Saturday 23 September 2000

Too high a price



The Gazette

There is so little left of what it once meant to be aboriginal. A way of life, customs, culture, the languages that carried the intellectual wealth of a people, their spirituality, their sense of connection with the world around them, so much of it is gone.

If today, faced with such loss, bands such as the Mohawks of Kahnawake choose to restrict who can live among them as true aboriginals, they act out of desperation. Still, they are wrong to do so. By restricting residency on the reserve to Mohawks, they hope to stop assimilation and preserve their language, culture and bloodline. Instead, they send out a race-based message of exclusion.

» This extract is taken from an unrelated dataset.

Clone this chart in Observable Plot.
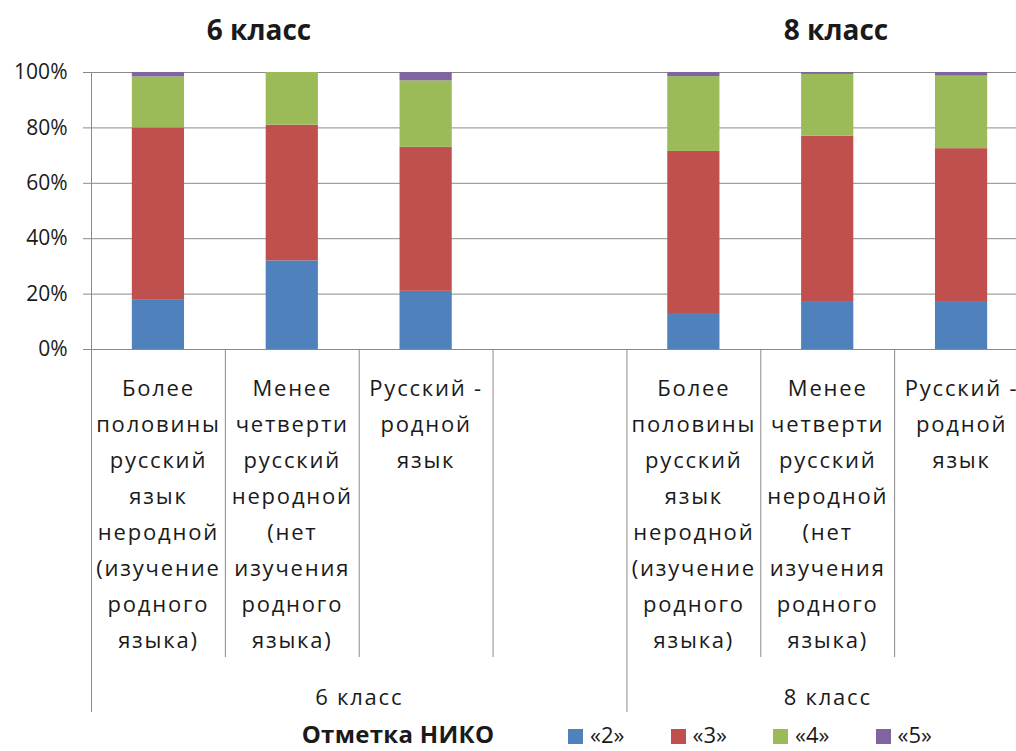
<!DOCTYPE html>
<html>
<head>
<meta charset="utf-8">
<script src="https://cdn.jsdelivr.net/npm/d3@7"></script>
<script src="https://cdn.jsdelivr.net/npm/@observablehq/plot@0.6"></script>
<style>
  html, body { margin: 0; padding: 0; background: #fff; overflow: hidden; }
  #wrap { position: relative; width: 1016px; height: 751px; overflow: hidden; font-family: "Open Sans", sans-serif; color: #1a1a1a; }
  #chart { position: absolute; left: 0; top: 0; width: 1040px; }
  #chart svg { max-width: none !important; }
  #chart svg g[aria-label="text"] text { letter-spacing: 1.8px; }
  .title { position: absolute; top: 15px; line-height: 1; font-weight: 700; font-size: 28px; transform: translateX(-50%); white-space: nowrap; }
  .ltitle { position: absolute; left: 398px; top: 722px; line-height: 1; transform: translateX(-50%); font-weight: 700; font-size: 24px; letter-spacing: 0.3px; white-space: nowrap; }
  .item { position: absolute; top: 723px; line-height: 1; font-size: 22px; white-space: nowrap; }
  .sw { display: inline-block; width: 15px; height: 15px; vertical-align: -1px; margin-right: 7px; }
</style>
</head>
<body>
<div id="wrap">
  <div id="chart"></div>
  <div class="title" style="left:259px">6 класс</div>
  <div class="title" style="left:836px">8 класс</div>
</div>
<script>
// ---- data ----
const groups = ["6 класс", "8 класс"];
const categories = [
  "Более\nполовины\nрусский\nязык\nнеродной\n(изучение\nродного\nязыка)",
  "Менее\nчетверти\nрусский\nнеродной\n(нет\nизучения\nродного\nязыка)",
  "Русский -\nродной\nязык"
];
const grades = ["«2»", "«3»", "«4»", "«5»"];
const colors = ["#4F81BD", "#C0504D", "#9BBB59", "#8064A2"];
// per bar: 6 класс (3 categories), 8 класс (3 categories), in %
const barGroup = [0, 0, 0, 1, 1, 1];
const barCategory = [0, 1, 2, 0, 1, 2];
const grade2 = [18, 32, 21, 13, 17, 17];
const grade3 = [62, 49, 52, 58.5, 60, 55.5];
const grade4 = [18.4, 19, 24, 27, 22.3, 26.2];
const grade5 = [1.6, 0, 3, 1.5, 0.7, 1.3];
const yTicks = [0, 20, 40, 60, 80, 100];
// slots per group: 6 класс has an empty 4th slot
const groupSlots = [4, 3];
const legendTitle = "Отметка НИКО";

// ---- derived ----
const groupStart = [0, groupSlots[0]];
const totalSlots = groupSlots[0] + groupSlots[1];
const seriesVals = [grade2, grade3, grade4, grade5];
const barSlot = barGroup.map((g, i) => groupStart[g] + barCategory[i]);
const rects = [];
barSlot.forEach((slot, i) => {
  let acc = 0;
  seriesVals.forEach((vals, s) => {
    const v = vals[i];
    rects.push({slot, grade: grades[s], y1: acc, y2: acc + v});
    acc += v;
  });
});
const labels = barSlot.map((slot, i) => ({slot, text: categories[barCategory[i]]}));
const groupLabels = groups.map((g, i) => ({x: groupStart[i] + groupSlots[i] / 2, text: g}));
const innerSeps = [];
groups.forEach((g, i) => { for (let k = 1; k < groupSlots[i]; k++) innerSeps.push(groupStart[i] + k); });
const groupSeps = [0, groupStart[1], totalSlots];

const barHalf = 0.195; // bar half-width in slot units
const sepInner = -111.2; // extent below baseline, in y units
const sepGroup = -131;
const gray = "#8a8a8a";

const chart = Plot.plot({
  width: 1040,
  height: 751,
  marginLeft: 91,
  marginRight: 12,
  marginTop: 72,
  marginBottom: 402,
  style: {fontFamily: "'Open Sans', sans-serif", color: "#1a1a1a", background: "#fff", overflow: "visible", maxWidth: "none"},
  x: {domain: [0, totalSlots], axis: null},
  y: {domain: [0, 100]},
  color: {domain: grades, range: colors},
  marks: [
    Plot.gridY(yTicks, {stroke: gray, strokeOpacity: 1, strokeWidth: 1}),
    Plot.axisY(yTicks, {tickSize: 8, tickPadding: 16, tickFormat: d => d + "%", fontSize: 21, stroke: gray, strokeOpacity: 1, fill: "#1a1a1a", label: null}),
    Plot.ruleX([0], {y1: 0, y2: 100, stroke: gray}),
    Plot.ruleX(innerSeps, {x: d => d, y1: 0, y2: sepInner, stroke: gray}),
    Plot.ruleX(groupSeps, {x: d => d, y1: 0, y2: sepGroup, stroke: gray}),
    Plot.rect(rects, {x1: d => d.slot + 0.5 - barHalf, x2: d => d.slot + 0.5 + barHalf, y1: "y1", y2: "y2", fill: "grade"}),
    Plot.text(labels, {x: d => d.slot + 0.5, frameAnchor: "bottom", dy: 21, lineAnchor: "top", text: "text", fontSize: 22, lineHeight: 1.636, fill: "#1a1a1a"}),
    Plot.text(groupLabels, {x: "x", frameAnchor: "bottom", dy: 348, lineAnchor: "middle", text: "text", fontSize: 22, fill: "#1a1a1a"})
  ]
});
document.getElementById("chart").appendChild(chart);

// legend
const wrap = document.getElementById("wrap");
const lt = document.createElement("div");
lt.className = "ltitle";
lt.textContent = legendTitle;
wrap.appendChild(lt);
grades.forEach((g, i) => {
  const it = document.createElement("div");
  it.className = "item";
  it.style.left = (568 + i * 102.5) + "px";
  it.innerHTML = `<span class="sw" style="background:${colors[i]}"></span>${g}`;
  wrap.appendChild(it);
});
</script>
</body>
</html>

This week, the Mohawk band council sent a two-page notice to all homes on the South Shore reserve, saying that non-aboriginals married to or living with a Mohawk should "respect the wishes of the community at large and vacate our territory immediately."

These are presumably people Mohawks have fallen in love with, married, had children by or simply care enough for to live together under the same roof. Ordering them out of their homes because they do not meet a bloodline test is an ugly thing to do.

Not that the band doesn't have the legal right to do it. It has had the right since 1981, when it adopted a membership code, calling for a moratorium on "mixed" marriages and insisting on at least a 50-per-cent bloodline to qualify as Mohawk.

A number of band members sued, arguing the code was discriminatory. Others sought redress through the human-rights commission. The courts ruled that Mohawks can impose any membership policy they decide is essential for their survival as a people.

As with any arbitrary system, idiotic consequences soon flowed. The name of resident Bo Curotte, for instance, was removed from ballot for grand chief in 1994 after the council ruled he had only 48 per cent aboriginal blood. Mr. Curotte was told that he lost blood percentage points in part because his family adopted a black woman in the 19th century.

The same year, 1994, Mohawks also demonstrated in front of homes of non-Indians living as spouses or companions of Mohawks, ordering them to leave.

Calculating bloodlines, vigilante-type groups demonstrating outside of private homes: how can those actions not recall ethnic cleansing? Whatever the purpose, this is too high a price to pay.